▶ **TO BE DONE**: Copy all lines below exactly as written. Leave pictures out.

▶ **COLLECTED DATA**:
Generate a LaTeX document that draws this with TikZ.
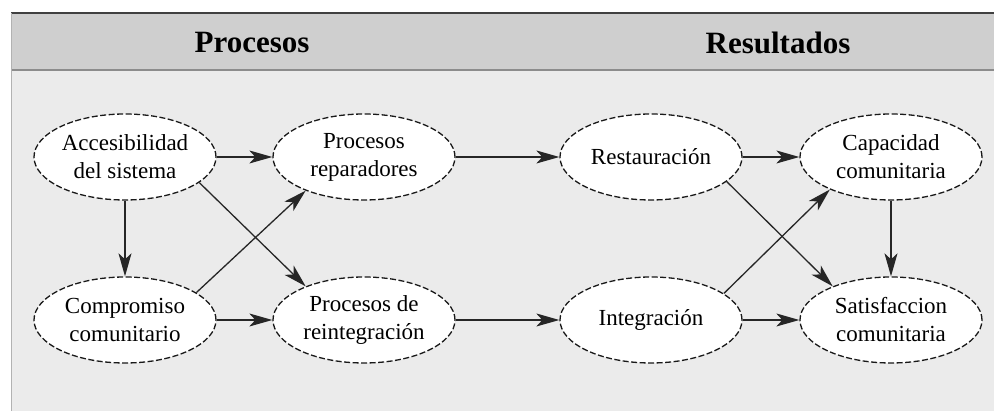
\documentclass[tikz,border=0pt]{standalone}
\usepackage{fontspec}
\setmainfont{Liberation Serif}
\usetikzlibrary{shapes.geometric,arrows.meta}

\definecolor{headgray}{HTML}{CFCFCF}
\definecolor{bodygray}{HTML}{EBEBEB}

\begin{document}
\begin{tikzpicture}[x=1pt,y=1pt,
    oval/.style={ellipse, draw=black!90, fill=white, dashed,
      dash pattern=on 6pt off 2.5pt, line width=1.3pt,
      minimum width=182pt, minimum height=86pt, inner sep=0pt,
      align=center, font=\fontsize{23}{28}\selectfont},
    link/.style={line width=1.3pt, draw=black!85,
      -{Stealth[length=23pt,width=13pt,inset=6pt]}},
    title/.style={font=\fontsize{31}{34}\selectfont\bfseries}]
  \useasboundingbox (0,0) rectangle (994,411);

  % frame
  \fill[bodygray] (11,0) rectangle (994,341);
  \fill[headgray] (11,341) rectangle (994,398);
  \draw[black!75, line width=2pt] (11,398) -- (994,398);
  \draw[black!45, line width=2pt] (11,341) -- (994,341);
  \draw[black!30, line width=1pt] (11,0) -- (11,398);

  \node[title] (hproc) at (252,368) {Procesos};
  \node[title] (hres) at (778,368) {Resultados};

  % procesos
  \node[oval] (acc) at (125,254) {Accesibilidad\\del sistema};
  \node[oval] (rep) at (364,254) {Procesos\\reparadores};
  \node[oval] (comp) at (125,91) {Compromiso\\comunitario};
  \node[oval] (reint) at (364,91) {Procesos de\\reintegración};

  % resultados
  \node[oval] (rest) at (651,254) {Restauración};
  \node[oval] (cap) at (891,254) {Capacidad\\comunitaria};
  \node[oval] (integ) at (651,91) {Integración};
  \node[oval] (sat) at (891,91) {Satisfaccion\\comunitaria};

  \draw[link] (acc) -- (rep);
  \draw[link] (acc) -- (comp);
  \draw[link] (acc.-19) -- (reint.150);
  \draw[link] (comp.21) -- (rep.210);
  \draw[link] (comp) -- (reint);
  \draw[link] (rep) -- (rest);
  \draw[link] (reint) -- (integ);

  \draw[link] (rest) -- (cap);
  \draw[link] (rest.-18) -- (sat.150);
  \draw[link] (integ.20) -- (cap.208);
  \draw[link] (integ) -- (sat);
  \draw[link] (cap) -- (sat);
\end{tikzpicture}
\end{document}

▶ **WRITTEN ANSWER**:
Generate a LaTeX document that draws this with TikZ.
\documentclass[tikz,border=0pt]{standalone}
\usepackage{fontspec}
\setmainfont{Liberation Serif}
\usetikzlibrary{shapes.geometric,arrows.meta}

\definecolor{headgray}{HTML}{CFCFCF}
\definecolor{bodygray}{HTML}{EBEBEB}

\begin{document}
\begin{tikzpicture}[x=1pt,y=1pt,
    oval/.style={ellipse, draw=black!90, fill=white, dashed,
      dash pattern=on 6pt off 2.5pt, line width=1.3pt,
      minimum width=182pt, minimum height=86pt, inner sep=0pt,
      align=center, font=\fontsize{23}{28}\selectfont},
    link/.style={line width=1.3pt, draw=black!85,
      -{Stealth[length=23pt,width=13pt,inset=6pt]}},
    title/.style={font=\fontsize{31}{34}\selectfont\bfseries}]
  \useasboundingbox (0,0) rectangle (994,411);

  % frame
  \fill[bodygray] (11,0) rectangle (994,341);
  \fill[headgray] (11,341) rectangle (994,398);
  \draw[black!75, line width=2pt] (11,398) -- (994,398);
  \draw[black!45, line width=2pt] (11,341) -- (994,341);
  \draw[black!30, line width=1pt] (11,0) -- (11,398);

  \node[title] (hproc) at (252,368) {Procesos};
  \node[title] (hres) at (778,368) {Resultados};

  % procesos
  \node[oval] (acc) at (125,254) {Accesibilidad\\del sistema};
  \node[oval] (rep) at (364,254) {Procesos\\reparadores};
  \node[oval] (comp) at (125,91) {Compromiso\\comunitario};
  \node[oval] (reint) at (364,91) {Procesos de\\reintegración};

  % resultados
  \node[oval] (rest) at (651,254) {Restauración};
  \node[oval] (cap) at (891,254) {Capacidad\\comunitaria};
  \node[oval] (integ) at (651,91) {Integración};
  \node[oval] (sat) at (891,91) {Satisfaccion\\comunitaria};

  \draw[link] (acc) -- (rep);
  \draw[link] (acc) -- (comp);
  \draw[link] (acc.-19) -- (reint.150);
  \draw[link] (comp.21) -- (rep.210);
  \draw[link] (comp) -- (reint);
  \draw[link] (rep) -- (rest);
  \draw[link] (reint) -- (integ);

  \draw[link] (rest) -- (cap);
  \draw[link] (rest.-18) -- (sat.150);
  \draw[link] (integ.20) -- (cap.208);
  \draw[link] (integ) -- (sat);
  \draw[link] (cap) -- (sat);
\end{tikzpicture}
\end{document}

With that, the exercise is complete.